**Aim:**
Wherever the word "React" appears in a line, extract that line.
# # # # # # #
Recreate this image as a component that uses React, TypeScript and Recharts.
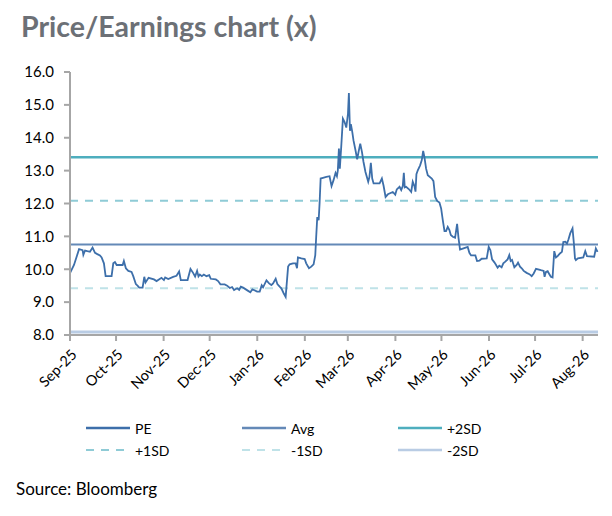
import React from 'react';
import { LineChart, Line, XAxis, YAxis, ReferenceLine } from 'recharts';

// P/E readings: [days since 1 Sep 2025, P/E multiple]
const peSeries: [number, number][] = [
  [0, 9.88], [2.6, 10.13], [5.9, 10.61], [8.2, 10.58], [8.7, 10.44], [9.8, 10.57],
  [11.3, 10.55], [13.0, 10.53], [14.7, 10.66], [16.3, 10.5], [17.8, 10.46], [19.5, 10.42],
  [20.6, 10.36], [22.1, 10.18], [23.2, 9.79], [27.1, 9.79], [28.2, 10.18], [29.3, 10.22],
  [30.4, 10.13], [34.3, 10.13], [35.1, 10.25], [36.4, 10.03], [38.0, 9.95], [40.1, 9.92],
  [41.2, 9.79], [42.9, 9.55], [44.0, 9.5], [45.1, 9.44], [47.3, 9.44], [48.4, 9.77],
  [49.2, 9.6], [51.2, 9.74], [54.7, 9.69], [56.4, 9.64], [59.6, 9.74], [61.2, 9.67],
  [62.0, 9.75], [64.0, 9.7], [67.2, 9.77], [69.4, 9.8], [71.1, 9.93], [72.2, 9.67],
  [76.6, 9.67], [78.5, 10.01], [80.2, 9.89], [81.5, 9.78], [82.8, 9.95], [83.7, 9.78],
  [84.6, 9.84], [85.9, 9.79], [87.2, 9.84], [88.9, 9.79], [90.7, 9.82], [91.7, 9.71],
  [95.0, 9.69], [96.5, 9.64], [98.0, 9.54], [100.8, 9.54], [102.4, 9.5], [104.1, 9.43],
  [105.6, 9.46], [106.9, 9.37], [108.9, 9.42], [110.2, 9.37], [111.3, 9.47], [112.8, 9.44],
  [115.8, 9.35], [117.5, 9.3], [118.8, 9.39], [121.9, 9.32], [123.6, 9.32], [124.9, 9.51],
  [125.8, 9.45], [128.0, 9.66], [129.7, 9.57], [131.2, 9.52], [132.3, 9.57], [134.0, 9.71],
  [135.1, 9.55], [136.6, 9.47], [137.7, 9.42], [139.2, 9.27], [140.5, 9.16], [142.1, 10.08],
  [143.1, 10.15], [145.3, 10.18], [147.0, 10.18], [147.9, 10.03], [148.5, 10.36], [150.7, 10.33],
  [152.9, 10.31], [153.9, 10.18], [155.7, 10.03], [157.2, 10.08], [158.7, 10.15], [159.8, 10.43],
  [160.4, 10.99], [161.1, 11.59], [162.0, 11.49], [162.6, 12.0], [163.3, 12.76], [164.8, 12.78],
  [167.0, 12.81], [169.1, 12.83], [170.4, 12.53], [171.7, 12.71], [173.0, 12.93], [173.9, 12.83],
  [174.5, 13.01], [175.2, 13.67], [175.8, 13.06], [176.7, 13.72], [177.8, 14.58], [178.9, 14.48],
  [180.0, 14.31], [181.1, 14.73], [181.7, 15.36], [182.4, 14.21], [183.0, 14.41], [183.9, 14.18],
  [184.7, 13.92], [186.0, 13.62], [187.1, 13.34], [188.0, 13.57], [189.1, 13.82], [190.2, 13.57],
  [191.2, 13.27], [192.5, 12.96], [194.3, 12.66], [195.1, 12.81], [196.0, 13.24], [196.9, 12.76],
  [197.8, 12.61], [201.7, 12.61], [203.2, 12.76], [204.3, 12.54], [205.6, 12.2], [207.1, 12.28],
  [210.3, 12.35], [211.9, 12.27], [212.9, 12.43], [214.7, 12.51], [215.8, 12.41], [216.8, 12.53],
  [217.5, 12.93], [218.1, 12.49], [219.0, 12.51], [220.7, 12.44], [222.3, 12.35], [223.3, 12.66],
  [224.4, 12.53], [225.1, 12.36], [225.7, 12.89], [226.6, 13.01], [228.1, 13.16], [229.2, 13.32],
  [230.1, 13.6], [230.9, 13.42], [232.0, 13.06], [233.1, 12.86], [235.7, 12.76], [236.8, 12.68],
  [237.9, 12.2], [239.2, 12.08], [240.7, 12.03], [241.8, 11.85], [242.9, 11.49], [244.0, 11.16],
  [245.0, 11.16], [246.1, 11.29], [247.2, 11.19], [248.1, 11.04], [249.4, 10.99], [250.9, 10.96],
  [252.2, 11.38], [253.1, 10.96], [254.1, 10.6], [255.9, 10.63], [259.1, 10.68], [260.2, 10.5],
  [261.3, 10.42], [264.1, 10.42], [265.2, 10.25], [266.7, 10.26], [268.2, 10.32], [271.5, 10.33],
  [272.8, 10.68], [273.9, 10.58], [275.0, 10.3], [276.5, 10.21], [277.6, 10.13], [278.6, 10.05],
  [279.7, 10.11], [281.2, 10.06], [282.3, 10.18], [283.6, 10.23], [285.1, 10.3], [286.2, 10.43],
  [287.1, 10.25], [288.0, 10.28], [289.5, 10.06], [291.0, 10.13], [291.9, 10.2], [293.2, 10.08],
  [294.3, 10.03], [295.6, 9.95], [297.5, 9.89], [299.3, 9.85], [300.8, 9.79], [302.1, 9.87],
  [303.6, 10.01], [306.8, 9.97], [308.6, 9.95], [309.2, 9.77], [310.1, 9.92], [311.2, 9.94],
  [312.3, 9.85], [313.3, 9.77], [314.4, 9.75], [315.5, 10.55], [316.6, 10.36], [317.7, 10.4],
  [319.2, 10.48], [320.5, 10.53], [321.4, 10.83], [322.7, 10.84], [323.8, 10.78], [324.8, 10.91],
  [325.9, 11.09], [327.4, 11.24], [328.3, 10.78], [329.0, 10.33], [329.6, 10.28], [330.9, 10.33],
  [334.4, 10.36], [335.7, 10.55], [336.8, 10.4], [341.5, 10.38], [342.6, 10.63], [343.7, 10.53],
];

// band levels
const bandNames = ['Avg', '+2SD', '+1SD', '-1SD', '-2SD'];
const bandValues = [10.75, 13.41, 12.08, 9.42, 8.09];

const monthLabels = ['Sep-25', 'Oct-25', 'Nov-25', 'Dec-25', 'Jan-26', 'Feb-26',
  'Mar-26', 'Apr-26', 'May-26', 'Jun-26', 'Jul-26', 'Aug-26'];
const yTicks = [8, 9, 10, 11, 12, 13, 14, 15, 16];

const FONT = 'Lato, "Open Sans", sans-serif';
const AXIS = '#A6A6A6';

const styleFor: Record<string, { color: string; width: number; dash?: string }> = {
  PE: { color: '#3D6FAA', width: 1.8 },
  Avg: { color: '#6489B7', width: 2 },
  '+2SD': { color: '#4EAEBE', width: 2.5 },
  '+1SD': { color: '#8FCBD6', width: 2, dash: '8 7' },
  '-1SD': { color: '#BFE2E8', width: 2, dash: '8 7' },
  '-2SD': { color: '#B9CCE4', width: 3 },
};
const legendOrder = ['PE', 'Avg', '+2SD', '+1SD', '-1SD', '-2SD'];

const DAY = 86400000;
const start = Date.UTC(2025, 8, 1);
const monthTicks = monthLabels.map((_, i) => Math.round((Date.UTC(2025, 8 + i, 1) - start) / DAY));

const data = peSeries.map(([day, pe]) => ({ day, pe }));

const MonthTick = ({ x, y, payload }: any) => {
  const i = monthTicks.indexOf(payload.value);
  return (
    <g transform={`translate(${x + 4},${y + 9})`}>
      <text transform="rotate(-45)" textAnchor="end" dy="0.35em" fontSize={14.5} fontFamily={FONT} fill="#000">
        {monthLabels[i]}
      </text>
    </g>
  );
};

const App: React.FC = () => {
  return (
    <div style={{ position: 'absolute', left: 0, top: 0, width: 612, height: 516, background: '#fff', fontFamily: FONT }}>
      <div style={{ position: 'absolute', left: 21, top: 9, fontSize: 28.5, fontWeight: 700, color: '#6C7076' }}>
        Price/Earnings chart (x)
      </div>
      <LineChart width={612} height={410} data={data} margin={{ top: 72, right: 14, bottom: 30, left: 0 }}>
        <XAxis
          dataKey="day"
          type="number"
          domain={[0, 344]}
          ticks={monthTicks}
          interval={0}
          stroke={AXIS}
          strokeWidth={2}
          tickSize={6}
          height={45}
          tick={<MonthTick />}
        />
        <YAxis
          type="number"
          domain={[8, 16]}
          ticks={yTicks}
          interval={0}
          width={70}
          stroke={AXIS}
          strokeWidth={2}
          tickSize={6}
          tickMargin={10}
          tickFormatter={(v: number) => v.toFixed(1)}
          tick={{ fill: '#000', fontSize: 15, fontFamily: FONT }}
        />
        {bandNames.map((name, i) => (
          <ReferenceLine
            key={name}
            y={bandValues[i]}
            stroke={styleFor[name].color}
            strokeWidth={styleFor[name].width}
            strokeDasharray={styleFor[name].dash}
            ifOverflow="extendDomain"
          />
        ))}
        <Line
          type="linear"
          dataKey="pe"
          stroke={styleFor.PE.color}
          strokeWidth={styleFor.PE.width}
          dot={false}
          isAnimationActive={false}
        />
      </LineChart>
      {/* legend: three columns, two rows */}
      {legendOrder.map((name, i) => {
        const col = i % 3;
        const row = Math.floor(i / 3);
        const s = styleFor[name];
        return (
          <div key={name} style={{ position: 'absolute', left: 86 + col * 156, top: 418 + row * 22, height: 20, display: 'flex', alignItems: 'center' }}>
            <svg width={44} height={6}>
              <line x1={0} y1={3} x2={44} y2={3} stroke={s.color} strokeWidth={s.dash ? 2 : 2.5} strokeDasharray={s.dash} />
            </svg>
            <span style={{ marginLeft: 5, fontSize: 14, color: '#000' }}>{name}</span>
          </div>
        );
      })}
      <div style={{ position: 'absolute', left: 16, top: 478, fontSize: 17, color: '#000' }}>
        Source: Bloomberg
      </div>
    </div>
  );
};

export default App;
# # # # # # #
**Task output:**
Recreate this image as a component that uses React, TypeScript and Recharts.
import React from 'react';
const App: React.FC = () => {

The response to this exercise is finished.